What is Shock Wave Therapy?
A shock wave in medical terminology is a sonic pulse that can pass through the surface of a body without injury to act upon the tissues below.
It was first used in the area of medicine by urologists in the 1980s in the disintegration of kidney stones and was adapted for use on other musculoskeletal regions of the body 15 years ago where it has demonstrated significant improvements in many chronic musculoskeletal disorders.
How does it work?
A shock wave is generated by a machine and is transferred into the body through a water-based gel, radiating outwards into the tissues within its field of scope. The shock wave stimulates the local metabolism and circulation resulting in a boost to the body’s own natural healing process. This is a particularly beneficial effect in those with chronic musculoskeletal disorders or pain.

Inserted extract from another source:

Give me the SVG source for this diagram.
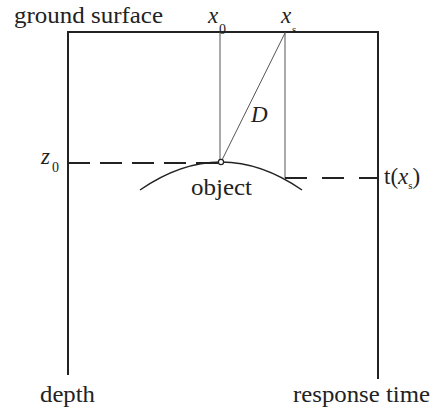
<svg xmlns="http://www.w3.org/2000/svg" width="435" height="410" viewBox="0 0 435 410">
<style>
  text { font-family: 'Liberation Serif', 'DejaVu Serif', serif; fill: #222; }
  .lbl { font-size: 23px; }
  .it { font-style: italic; }
  .sub { font-size: 14px; }
  .frame { stroke: #222; stroke-width: 2; fill: none; }
  .thin { stroke: #555; stroke-width: 1; fill: none; }
  .dash { stroke: #222; stroke-width: 2; fill: none; }
</style>
<rect width="435" height="410" fill="#fff"/>
<g id="frame">
  <path class="frame" d="M68,375 V32 H378 V379"/>
</g>
<g id="connectors">
  <line class="thin" x1="220" y1="32" x2="220" y2="162"/>
  <line class="thin" x1="285" y1="32" x2="285" y2="178"/>
  <line class="thin" x1="285" y1="33" x2="222" y2="160"/>
  <line class="dash" x1="68" y1="163" x2="218" y2="163" stroke-dasharray="22 10"/>
  <line class="dash" x1="285" y1="178" x2="377" y2="178" stroke-dasharray="22 15"/>
</g>
<g id="object">
  <path d="M140,190 Q221,134 302,190" stroke="#222" stroke-width="1.5" fill="none"/>
  <circle cx="221" cy="162" r="2.6" fill="#fff" stroke="#222" stroke-width="1.2"/>
  <text class="lbl" x="191" y="195" textLength="61" lengthAdjust="spacingAndGlyphs">object</text>
</g>
<g id="labels">
  <text class="lbl" x="14" y="23" textLength="149" lengthAdjust="spacingAndGlyphs">ground surface</text>
  <text class="lbl it" x="208" y="23">x</text>
  <text class="sub" x="219" y="34">0</text>
  <text class="lbl it" x="281" y="23">x</text>
  <text class="sub" x="292" y="33" style="font-size:11px">s</text>
  <text class="lbl it" x="251" y="122">D</text>
  <text class="lbl it" x="41" y="164">z</text>
  <text class="sub" x="52" y="172">0</text>
  <text class="lbl" x="384" y="184">t(<tspan class="it">x</tspan><tspan class="sub" dy="5" style="font-size:11px">s</tspan><tspan dy="-5">)</tspan></text>
  <text class="lbl" x="40" y="402" textLength="55" lengthAdjust="spacingAndGlyphs">depth</text>
  <text class="lbl" x="293" y="402" textLength="137" lengthAdjust="spacingAndGlyphs">response time</text>
</g>
</svg>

Shock waves can also assist in the breaking down of calcium deposits within tendons, and can alleviate pain by affecting the sensory nerve fibres in the region that transmit messages of pain.
What does it treat?
Shock wave therapy suits best those affected by a chronic musculoskeletal disorder, such as:
- Plantar fasciitis with/without heel spur
- Calcific rotator cuff tendonitis
- Achilles tendinopathy
- Patellar tendinopathy
- Myofascial trigger points
The area of research in shock wave therapy is forever expanding however and its effectiveness in other soft tissue disorders such as tennis or golfer’s elbow, tibial stress syndrome and adductor syndrome is being investigated thoroughly.
Are there any side effects?
Like any physical intervention, there are some side effects that can be observed following shock wave therapy. Most frequently, these are temporary soreness, swelling or reddening of the skin – though symptoms typically last for only 24-48 hours after the intervention. There are certain conditions however where shock wave therapy is contraindicated or not advised. These include vascular or nerve disorders, tumours, pregnancy, over the growth plate in children or in cases of infection. Patients are always assessed and screened before undergoing shock wave therapy.
When should I consider shock wave?
If you have a chronic musculoskeletal disorder such as tendinopathy that has proven to be resistant to other interventions or treatments. Beneficial results can be seen as early as one week, though it usually requires 3-6 sessions to gain the full benefit.